Autoriser l’abattage de loups encourage-t-il le braconnage ? La question divise les scientifiques au moment où le gouvernement prépare un nouveau « plan loup », pour la période 2018-2023, qui devrait fixer le nombre de ces animaux pouvant être légalement tués.
Depuis des décennies, les pouvoirs publics, en Europe comme aux Etats-Unis, autorisent l’abattage sous contrôle des loups, espérant ainsi améliorer leur cohabitation avec l’homme et mieux les préserver. Mais la méthode ne fait pas l’unanimité parmi les scientifiques. Une étude portant sur quinze ans de cette pratique dans les Etats américains du Minnesota et du Wisconsin avait fait grand bruit en 2016, en affirmant qu’autoriser des abattages de loups pour éviter le braconnage pouvait au contraire encourager la chasse illégale. Selon ses auteurs, Guillaume Chapron, de la Swedish University of Agricultural Sciences, et Adrian Treves, de l’Université du Wisconsin, lorsque des abattages ont été autorisés, la croissance de la population de loups a été « réduite de 25% à cause du braconnage ». Les conclusions de ces travaux sont contestées par un chercheur du Norwegian Institute of Nature Research, Audun Stien, dans un article paru le 22 novembre dans la revue britannique Proceedings B. Cette étude a « de sévères lacunes », accuse-t-il. Audun Stien reproche aux chercheurs d’exposer de manière biaisée les résultats d’études antérieures, d’utiliser un modèle statistique inadéquat et de ne pas avoir évalué comment les variations des taux de reproduction affectaient leurs conclusions. La conclusion selon laquelle le braconnage augmente avec les abattages autorisés « ne s’appuie sur aucune preuve empirique », affirme-t-il.

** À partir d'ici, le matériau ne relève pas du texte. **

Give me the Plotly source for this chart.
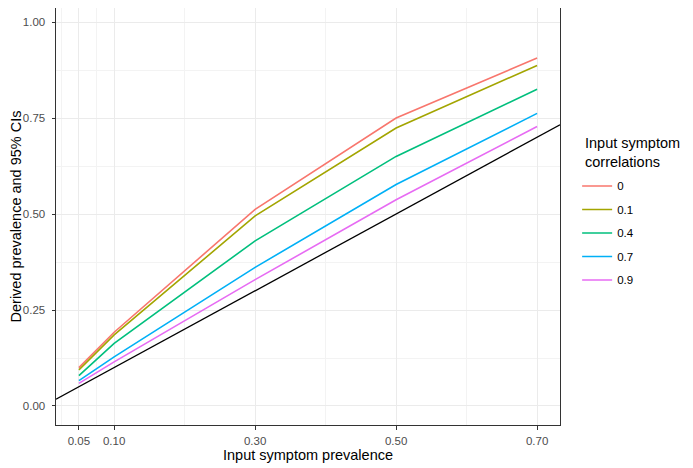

Des critiques jugées « pas convaincantes » par un spécialiste des grands carnivores, Chris Darimont, de l’université de Victoria (Canada). Lorsque Audun Stien « montre que la probabilité de se reproduire baisse quand les abattages sont autorisés pendant une plus grande partie de l’année, (il) conforte en fait » les conclusions de Guillaume Chapron et d’Adrian Treves, relève-t-il. M. Darimont trouve « intéressant que lorsque des chercheurs, comme Treves et Chapron, mettent en cause des conceptions de la gestion de la vie sauvage fondamentales et admises depuis longtemps (…), leur travail soit autant critiqué ». « Défier le statu quo fait grincer des dents et fait entrevoir aux gestionnaires de la vie sauvage que les stratégies menées jusqu’à présent étaient peut-être erronées », dit-il à l’AFP. Quand en plus « un lobby puissant, les chasseurs de carnivores, est menacé, les critiques sont souvent particulièrement vives », souligne-t-il.
En France, l’abattage de 40 loups a été autorisé entre le 1er juillet 2017 et le 30 juin 2018. A la fin de l’été, 22 loups avaient été « prélevés ». Les éleveurs ont manifesté à plusieurs reprises leur inquiétude face au futur plan loup, qui entend privilégier les tirs d’effarouchement à l’abattage. Le loup avait disparu de France dans les années 1930. Aujourd’hui, la population de Canis lupus – espèce protégée en Europe – est estimée à environ 360 individus en France.